Pork Chop is my buddy. He is a dog I rescued as a penance for buying my wife a dog since there are so many that are homeless. He is a true guys dog, he loves to play fetch and buries everything you give him. He is great with kids and very loving.










This is Sassy our little puppy. She is a teacup Maltese. In this pic she is 3 months old and 13 ounces. She is now full grown at almost 3 years old and weighs 3 lbs. She is a sweet dog.


----------



## JimmySays (Jun 8, 2007)

FallGuy,
That Pork Chop sounds like my kind of friend! Two nice looking family members you have.
You can tell a lot about a person buy the way they treat their animals.:smt1099


----------



## Baldy (Jun 21, 2006)

Porkchop is my kind of dog. Here's what my wacked daughters bought for my birthday and Christmas last year. It's a bribdel, longhaired, Dashound with one blue eye.
Sweet Thang:


----------



## FallGuy (Mar 7, 2007)

Pork Chop is great for sure thanks Jimmy. Baldy that is a very unique dog you have there. That one blue eye is awesome! Looks like a sweet dog.


----------



## drummin man 627 (Dec 25, 2006)

I saw these words on a Vet Hospital sign just today. "To err is human. To forgive is canine." How true.


----------



## Baldy (Jun 21, 2006)

Yep Fallguy shes a keeper. Shes a minature on top of that. I am big on Labs and the like as my last big boy went dow way to early at 10yrs old. I still miss that old dog. Take care of old Pork Chop and the little one.


----------



## tschmittel (Jun 26, 2007)

Hi Baldy. I have a little short haired dachshund. They are little noise makers. They warn you when someone approaches, thats for sure. My dog, Bogart really has it in for the mailman.


----------



## C. Dean (Jan 16, 2008)

:smt007


----------



## The Hillbilly (Jan 22, 2008)

tschmittel said:


> Hi Baldy. I have a little short haired dachshund. They are little noise makers. They warn you when someone approaches, thats for sure. My dog, Bogart really has it in for the mailman.

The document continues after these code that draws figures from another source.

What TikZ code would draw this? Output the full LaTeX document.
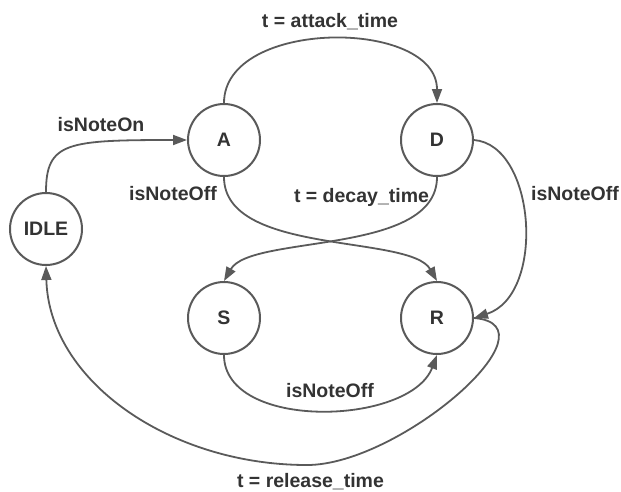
\documentclass[tikz,border=0pt]{standalone}
\usepackage{fontspec}
\setmainfont{Liberation Sans}
\usetikzlibrary{arrows.meta}
\definecolor{edgegray}{HTML}{5A5A5A}
\definecolor{textgray}{HTML}{333333}

\begin{document}
\begin{tikzpicture}[x=1pt,y=-1pt,
  state/.style={circle, draw=edgegray, line width=2pt, minimum size=72pt,
    inner sep=0pt, fill=white, text=textgray,
    font=\fontsize{19.5}{23}\selectfont\bfseries},
  trans/.style={draw=edgegray, line width=1.8pt,
    -{Triangle[length=14pt,width=10pt]}},
  lbl/.style={anchor=base, text=textgray,
    font=\fontsize{19.5}{23}\selectfont\bfseries}]
\useasboundingbox (0,0) rectangle (621,491);

% states of the envelope
\node[state] (idle) at (46,229) {IDLE};
\node[state] (a) at (224,140) {A};
\node[state] (d) at (437,140) {D};
\node[state] (s) at (224,318) {S};
\node[state] (r) at (437,318) {R};
\coordinate (bottom) at (307,465);

% transitions
\draw[trans] (idle.north) .. controls +(0,-50) and +(-120,0) .. (a.west);
\draw[trans] (a.north) .. controls +(0,-85) and +(0,-85) .. (d.north);
\draw[trans] (a.south) .. controls +(0,79) and +(-27,-47) .. (r.north);
\draw[trans] (d.south) .. controls +(0,79) and +(27,-47) .. (s.north);
\draw[trans] (d.east) .. controls +(62,5) and +(72,-23) .. (r.east);
\draw[trans] (s.south) .. controls +(0,76) and +(-27,71) .. (r.south);
\draw[trans] (r.east) .. controls +(87,7) and +(93,0) .. (bottom)
  .. controls +(-137,0) and +(3,115) .. (idle.south);

% transition labels
\node[lbl] (lon) at (101,131) {isNoteOn};
\node[lbl] (latt) at (330,27) {t = attack\_time};
\node[lbl] (loffa) at (173,200) {isNoteOff};
\node[lbl] (ldec) at (361.5,202) {t = decay\_time};
\node[lbl] (loffd) at (575,200) {isNoteOff};
\node[lbl] (loffs) at (330,397) {isNoteOff};
\node[lbl] (lrel) at (310.5,487) {t = release\_time};
\end{tikzpicture}
\end{document}
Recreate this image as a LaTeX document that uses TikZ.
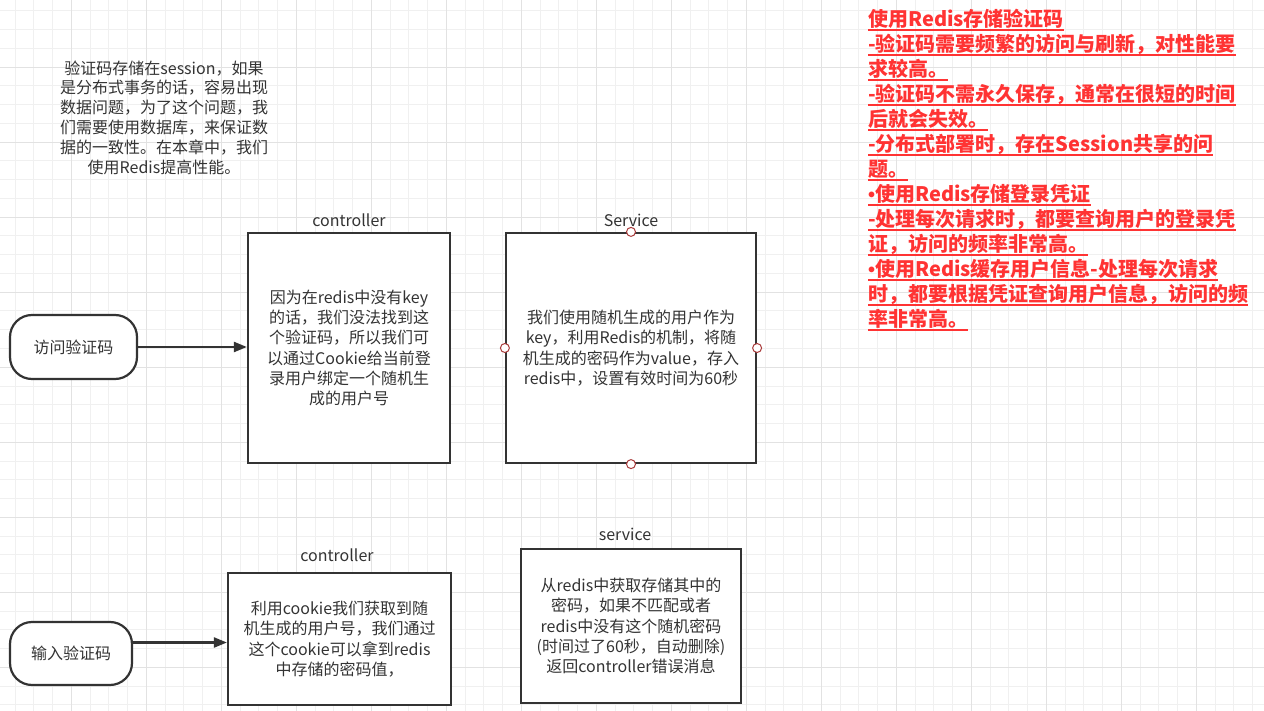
\documentclass[tikz,border=0pt]{standalone}
\usepackage{fontspec}
\setmainfont{Noto Sans CJK SC}
\newfontfamily\bulletfont{Liberation Sans}
\usetikzlibrary{arrows.meta,calc}
\definecolor{dark}{RGB}{51,51,51}
\definecolor{gminor}{RGB}{240,240,240}
\definecolor{gmajor}{RGB}{226,226,226}
\definecolor{redt}{RGB}{255,51,51}
\definecolor{cptc}{RGB}{170,60,60}
\newcommand\redul[1]{\setbox0\hbox{#1}\rlap{\rule[-4.5pt]{\wd0}{2pt}}\box0}
\newcommand\bul{{\bulletfont\bfseries •}}
\tikzset{
  box/.style={draw=dark, line width=2.2pt, fill=white, align=center, text=dark,
    font=\fontsize{16}{20.3}\selectfont, inner sep=0pt},
  stad/.style={box, rounded corners=22pt},
  lbl/.style={text=dark, font=\fontsize{16}{19}\selectfont, inner sep=0pt},
  arr/.style={draw=dark, line width=2.2pt, -{Triangle[length=13pt,width=10pt]}},
  cpt/.style={circle, draw=cptc, fill=white, line width=1pt, minimum size=9pt, inner sep=0pt},
}
\begin{document}
\begin{tikzpicture}[x=1pt,y=-1pt]
\useasboundingbox (0,0) rectangle (1264,711);
\fill[white] (0,0) rectangle (1264,711);
% grid
\foreach \i in {0,...,67} \draw[gminor, line width=1pt] ({15+18.75*\i},0) -- ({15+18.75*\i},711);
\foreach \i in {-1,...,38} \draw[gminor, line width=1pt] (0,{11+18.75*\i}) -- (1264,{11+18.75*\i});
\foreach \i in {0,...,16} \draw[gmajor, line width=1pt] ({71.25+75*\i},0) -- ({71.25+75*\i},711);
\foreach \i in {0,...,8} \draw[gmajor, line width=1pt] (0,{67.25+75*\i}) -- (1264,{67.25+75*\i});

% top-left note
\node[lbl, align=center, font=\fontsize{16}{19.8}\selectfont] (note) at (164,117.5)
  {验证码存储在session，如果\\是分布式事务的话，容易出现\\数据问题，为了这个问题，我\\们需要使用数据库，来保证数\\据的一致性。在本章中，我们\\使用Redis提高性能。};

% red notes
\node[anchor=north west, align=left, text=redt, inner sep=0pt,
  font=\bfseries\fontsize{20}{25}\selectfont] (reds) at (868,8.5)
  {\redul{使用Redis存储验证码}\\
   \redul{-验证码需要频繁的访问与刷新，对性能要}\\
   \redul{求较高。}\\
   \redul{-验证码不需永久保存，通常在很短的时间}\\
   \redul{后就会失效。}\\
   \redul{-分布式部署时，存在Session共享的问}\\
   \redul{题。}\\
   \redul{\bul 使用Redis存储登录凭证}\\
   \redul{-处理每次请求时，都要查询用户的登录凭}\\
   \redul{证，访问的频率非常高。}\\
   \redul{\bul 使用Redis缓存用户信息-处理每次请求}\\
   \redul{时，都要根据凭证查询用户信息，访问的频}\\
   \redul{率非常高。}};

% row 1
\node[stad, minimum width=127pt, minimum height=64pt] (s1) at (73.5,347) {访问验证码};
\node[box, minimum width=202pt, minimum height=230pt] (c1) at (349,348)
  {因为在redis中没有key\\的话，我们没法找到这\\个验证码，所以我们可\\以通过Cookie给当前登\\录用户绑定一个随机生\\成的用户号};
\node[box, minimum width=250pt, minimum height=230pt] (v1) at (631,348)
  {我们使用随机生成的用户作为\\key，利用Redis的机制，将随\\机生成的密码作为value，存入\\redis中，设置有效时间为60秒};
\node[lbl] (c1l) at (349,220) {controller};
\node[lbl] (v1l) at (631,220) {Service};
\draw[arr] (s1.east) -- (s1.east -| c1.west);
\node[cpt] (pn) at (v1.north) {};
\node[cpt] (ps) at (v1.south) {};
\node[cpt] (pw) at (v1.west) {};
\node[cpt] (pe) at (v1.east) {};

% row 2
\node[stad, minimum width=122pt, minimum height=63pt] (s2) at (71,653.5) {输入验证码};
\node[box, minimum width=223pt, minimum height=132pt] (c2) at (339.5,639)
  {利用cookie我们获取到随\\机生成的用户号，我们通过\\这个cookie可以拿到redis\\中存储的密码值，};
\node[box, minimum width=220pt, minimum height=154pt] (v2) at (631,626)
  {从redis中获取存储其中的\\密码，如果不匹配或者\\redis中没有这个随机密码\\(时间过了60秒，自动删除)\\返回controller错误消息};
\node[lbl] (c2l) at (337,555) {controller};
\node[lbl] (v2l) at (625,534) {service};
\coordinate (a2) at ($(s2.east)+(0,-11)$);
\draw[arr] (a2) -- (a2 -| c2.west);
\end{tikzpicture}
\end{document}
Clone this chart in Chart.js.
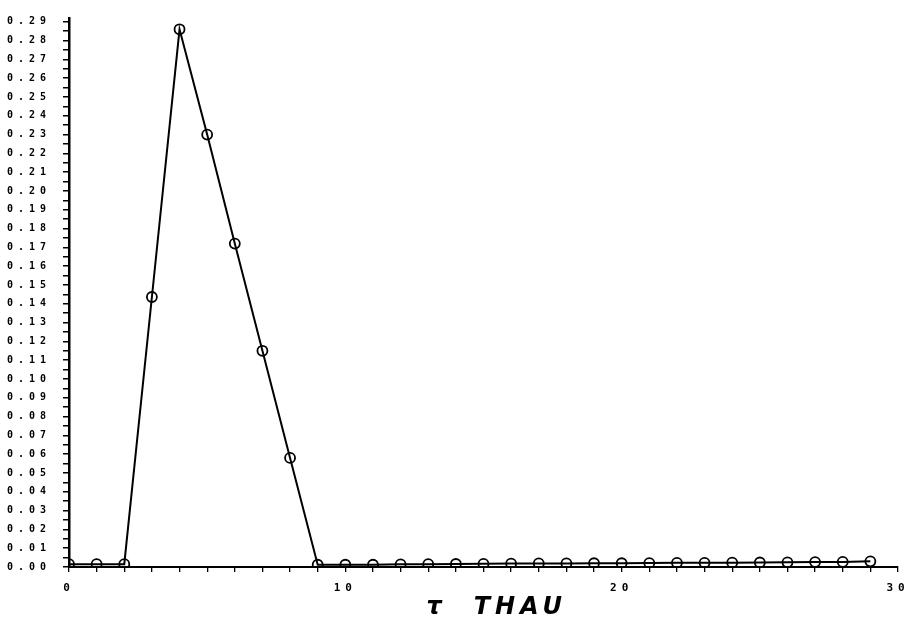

My Dauschund Copper goes wack whenever someone approaches my house. It can be kids walking home from school. He just goes ape. But I love the lil booger. I've had him since he was 6weeks old and he's now 5yrs old. Best friend a dude could ask for.


----------



## Night Gunner (Nov 1, 2007)

*My pup*

I have a little Chihuahua and shes a great pup.


----------